Posted by Barbara F. Meltz March 20, 2012 06:00 AM

[Letter has been condensed by BFM]
Hi Barbara,

My question is about how to handle my brother-in-law who is so incredibly over-stimulating/shows poor judgement when interacting with my toddler son (almost 3 years old).

We don't see my brother-in-law frequently, but when we do, his interactions with my son include repeated forced tickling, throwing/dropping my son, and other physical play that he thinks is funny but is bordering on abuse in my/my husband's opinions.

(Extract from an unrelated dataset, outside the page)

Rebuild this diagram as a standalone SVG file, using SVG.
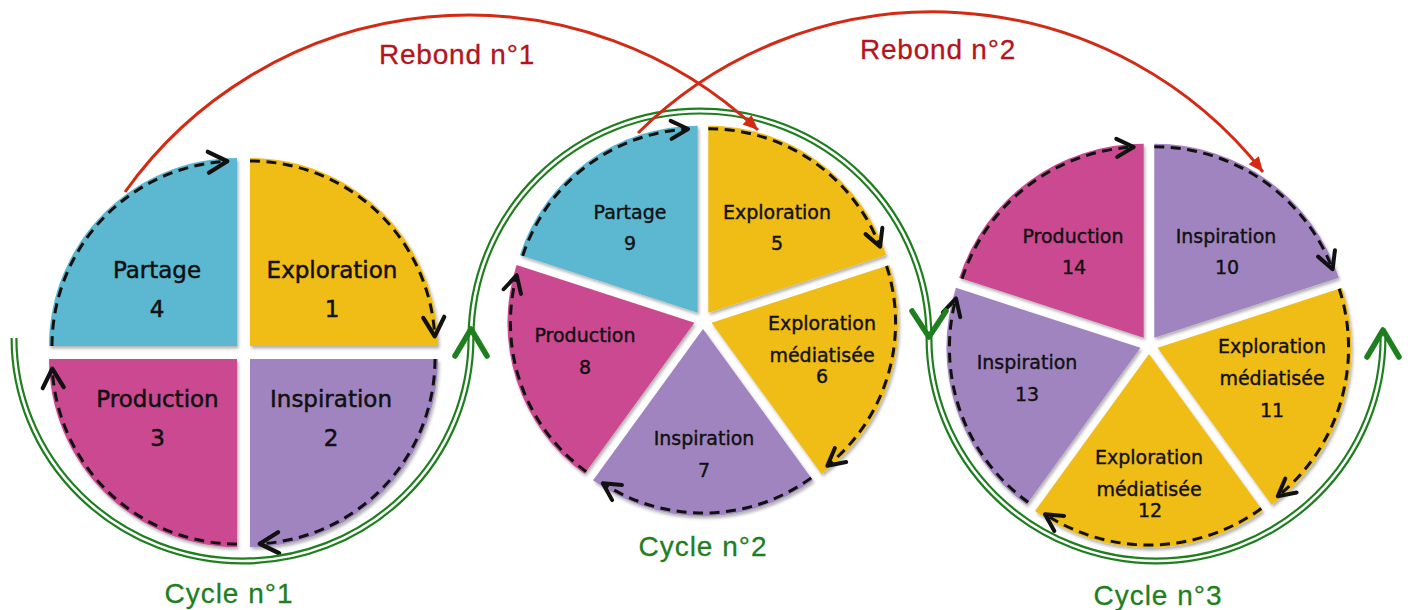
<svg xmlns="http://www.w3.org/2000/svg" width="1408" height="610" viewBox="0 0 1408 610">
<defs>
<style>
.bl{fill:#5bb8d0}.ye{fill:#f0bc15}.pu{fill:#a084bf}.pk{fill:#cb4a90}
.sec{filter:url(#sh)}
.dash{fill:none;stroke:#111;stroke-width:3;stroke-dasharray:10 6.5}
.d1{marker-end:url(#chevL)}.d2{marker-end:url(#chev)}
.t1{font-family:"DejaVu Sans",sans-serif;font-size:23px;text-anchor:middle;fill:#111;stroke:#111;stroke-width:0.5}
.t2{font-family:"DejaVu Sans",sans-serif;font-size:19px;text-anchor:middle;fill:#111;stroke:#111;stroke-width:0.4}
.red{fill:none;stroke:#d42a14;stroke-width:3;marker-end:url(#rtip)}
.go{fill:none;stroke:#1f7f1f;stroke-width:7}
.gi{fill:none;stroke:#fff;stroke-width:2.6}
.gch{fill:none;stroke:#1f7f1f;stroke-width:5.5;stroke-linecap:round;stroke-linejoin:round}
.reb{font-family:"Liberation Sans",sans-serif;font-size:28px;fill:#b4141b;stroke:#b4141b;stroke-width:0.3;letter-spacing:0.8px;text-anchor:middle}
.cyc{font-family:"Liberation Sans",sans-serif;font-size:28px;fill:#1f7f1f;stroke:#1f7f1f;stroke-width:0.3;letter-spacing:1px;text-anchor:middle}
</style>
<filter id="sh" x="-10%" y="-10%" width="120%" height="125%">
<feDropShadow dx="1.5" dy="2.5" stdDeviation="1.8" flood-color="#000" flood-opacity="0.3"/>
</filter>
<marker id="chevL" markerUnits="userSpaceOnUse" markerWidth="30" markerHeight="30" refX="22" refY="12" orient="auto" overflow="visible">
<path d="M3,1.5 L22,12 L3,22.5" fill="none" stroke="#111" stroke-width="4.2" stroke-dasharray="none" stroke-linecap="round" stroke-linejoin="round"/>
</marker>
<marker id="chev" markerUnits="userSpaceOnUse" markerWidth="26" markerHeight="26" refX="19" refY="10" orient="auto" overflow="visible">
<path d="M2,1 L19,10 L2,19" fill="none" stroke="#111" stroke-width="4" stroke-dasharray="none" stroke-linecap="round" stroke-linejoin="round"/>
</marker>
<marker id="rtip" markerUnits="userSpaceOnUse" markerWidth="18" markerHeight="14" refX="15" refY="6.5" orient="auto" overflow="visible">
<path d="M0,0 L15,6.5 L0,13 Z" fill="#d42a14"/>
</marker>
</defs>

<!-- Cycle 1 -->
<g id="c1-exploration"><path class="sec ye" d="M250,346 L250,158 A188,188 0 0,1 438,346 Z"/><text class="t1" x="332" y="278">Exploration</text><text class="t1" x="332" y="317">1</text></g>
<g id="c1-inspiration"><path class="sec pu" d="M250,359 L438,359 A188,188 0 0,1 250,547 Z"/><text class="t1" x="331" y="407">Inspiration</text><text class="t1" x="331" y="446">2</text></g>
<g id="c1-production"><path class="sec pk" d="M237,359 L237,547 A188,188 0 0,1 49,359 Z"/><text class="t1" x="157.5" y="407">Production</text><text class="t1" x="157.5" y="446">3</text></g>
<g id="c1-partage"><path class="sec bl" d="M237,346 L49,346 A188,188 0 0,1 237,158 Z"/><text class="t1" x="157" y="278">Partage</text><text class="t1" x="157" y="317">4</text></g>

<!-- Cycle 2 -->
<g id="c2-exploration"><path class="sec ye" d="M708.29,312.72 L708.29,125.72 A187,187 0 0,1 886.15,254.94 Z"/><text class="t2" x="777" y="219">Exploration</text><text class="t2" x="777" y="250">5</text></g>
<g id="c2-exploration-mediatisee"><path class="sec ye" d="M711.56,322.78 L889.42,265 A187,187 0 0,1 821.48,474.06 Z"/><text class="t2" x="822" y="330">Exploration</text><text class="t2" x="822" y="362">médiatisée</text><text class="t2" x="822" y="383">6</text></g>
<g id="c2-inspiration"><path class="sec pu" d="M703,329 L812.92,480.28 A187,187 0 0,1 593.08,480.28 Z"/><text class="t2" x="704" y="445">Inspiration</text><text class="t2" x="704" y="477">7</text></g>
<g id="c2-production"><path class="sec pk" d="M694.44,322.78 L584.52,474.06 A187,187 0 0,1 516.58,265 Z"/><text class="t2" x="585" y="342">Production</text><text class="t2" x="585" y="374">8</text></g>
<g id="c2-partage"><path class="sec bl" d="M697.71,312.72 L519.85,254.94 A187,187 0 0,1 697.71,125.72 Z"/><text class="t2" x="630" y="219">Partage</text><text class="t2" x="630" y="250">9</text></g>

<!-- Cycle 3 -->
<g id="c3-inspiration-10"><path class="sec pu" d="M1154.29,337.72 L1154.29,143.72 A194,194 0 0,1 1338.8,277.77 Z"/><text class="t2" x="1226" y="243">Inspiration</text><text class="t2" x="1227" y="274">10</text></g>
<g id="c3-exploration-mediatisee-11"><path class="sec ye" d="M1157.56,347.78 L1342.07,287.83 A194,194 0 0,1 1271.59,504.73 Z"/><text class="t2" x="1272" y="353">Exploration</text><text class="t2" x="1272" y="385">médiatisée</text><text class="t2" x="1272" y="417">11</text></g>
<g id="c3-exploration-mediatisee-12"><path class="sec ye" d="M1149,354 L1263.03,510.95 A194,194 0 0,1 1034.97,510.95 Z"/><text class="t2" x="1149" y="464">Exploration</text><text class="t2" x="1149" y="496">médiatisée</text><text class="t2" x="1150" y="517">12</text></g>
<g id="c3-inspiration-13"><path class="sec pu" d="M1140.44,347.78 L1026.41,504.73 A194,194 0 0,1 955.93,287.83 Z"/><text class="t2" x="1027" y="369">Inspiration</text><text class="t2" x="1027" y="401">13</text></g>
<g id="c3-production-14"><path class="sec pk" d="M1143.71,337.72 L959.2,277.77 A194,194 0 0,1 1143.71,143.72 Z"/><text class="t2" x="1073" y="243">Production</text><text class="t2" x="1074" y="274">14</text></g>

<g id="connectors">
<!-- dashed cycle arrows -->
<path class="dash d1" d="M52,346 A185,185 0 0,1 227.32,161.26"/>
<path class="dash d1" d="M250,161 A185,185 0 0,1 434.75,336.32"/>
<path class="dash d1" d="M435,359 A185,185 0 0,1 259.68,543.75"/>
<path class="dash d1" d="M237,544 A185,185 0 0,1 52.25,368.68"/>

<path class="dash d2" d="M708.29,128.72 A184,184 0 0,1 880.07,246.77"/>
<path class="dash d2" d="M886.56,265.92 A184,184 0 0,1 827.35,465.77"/>
<path class="dash d2" d="M811.16,477.86 A184,184 0 0,1 602.79,483.32"/>
<path class="dash d2" d="M586.28,471.64 A184,184 0 0,1 516.71,275.16"/>
<path class="dash d2" d="M522.71,255.86 A184,184 0 0,1 688.09,128.98"/>

<path class="dash d2" d="M1154.29,146.72 A191,191 0 0,1 1332.61,269.27"/>
<path class="dash d2" d="M1339.21,288.76 A191,191 0 0,1 1277.76,496.21"/>
<path class="dash d2" d="M1261.27,508.52 A191,191 0 0,1 1044.97,514.19"/>
<path class="dash d2" d="M1028.17,502.3 A191,191 0 0,1 955.95,298.35"/>
<path class="dash d2" d="M962.06,278.7 A191,191 0 0,1 1133.71,146.98"/>

<!-- green cycle line -->
<path class="go" d="M14,338 A228.5,223 0 0,0 471,338 A229,227 0 0,1 929,338 A227,223 0 0,0 1383,338"/>
<path class="gi" d="M14,338 A228.5,223 0 0,0 471,338 A229,227 0 0,1 929,338 A227,223 0 0,0 1383,338"/>
<polyline class="gch" points="455,356 471,329 487,356"/>
<polyline class="gch" points="912,311 929,337 946,311"/>
<polyline class="gch" points="1367,357 1383,330 1399,357"/>

<!-- rebonds -->
<path class="red" d="M125,192 A422,422 0 0,1 758,130"/>
<path class="red" d="M638,133 A420,420 0 0,1 1263,172"/>
</g>

<g id="labels">
<text class="reb" x="457" y="64">Rebond n°1</text>
<text class="reb" x="938" y="59">Rebond n°2</text>
<text class="cyc" x="229" y="603">Cycle n°1</text>
<text class="cyc" x="703" y="556">Cycle n°2</text>
<text class="cyc" x="1158" y="605">Cycle n°3</text>
</g>
</svg>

... In the past, I have intervened and told my brother-in-law to stop, as has my sister (his wife) and my mother. My brother-in-law will only briefly stop, but whatever he does next will be equally objectionable.

My son is a very sociable, resilient kid. And these play sessions tend to involve lots of shrieking, laughing, and screaming on my son's part, which I am assuming my brother-in-law thinks means he is having fun. But after my BIL leaves, my son is SO over-stimulated, and he usually has a giant melt-down/tantrum which is just painful to watch. Sometimes my son will tell my brother-in-law to stop what he is doing, but he usually will only listen if an adult tells him to stop.

My brother-in-law shows very poor judgement in general, even with adults. As a result of this, he has been the cause of repeated minor injuries to himself/other people and property damage. Adults are frequently asking him to stop inappropriate behaviors, and he has trouble listening to adults as well.

It has gotten so that my husband and I can barely stand to be around my brother-in-law, due to his behavior with our son. Any suggestions for how to handle this?

Thank you so much in advance!

From: Over-stimulated in Hamilton (state not included)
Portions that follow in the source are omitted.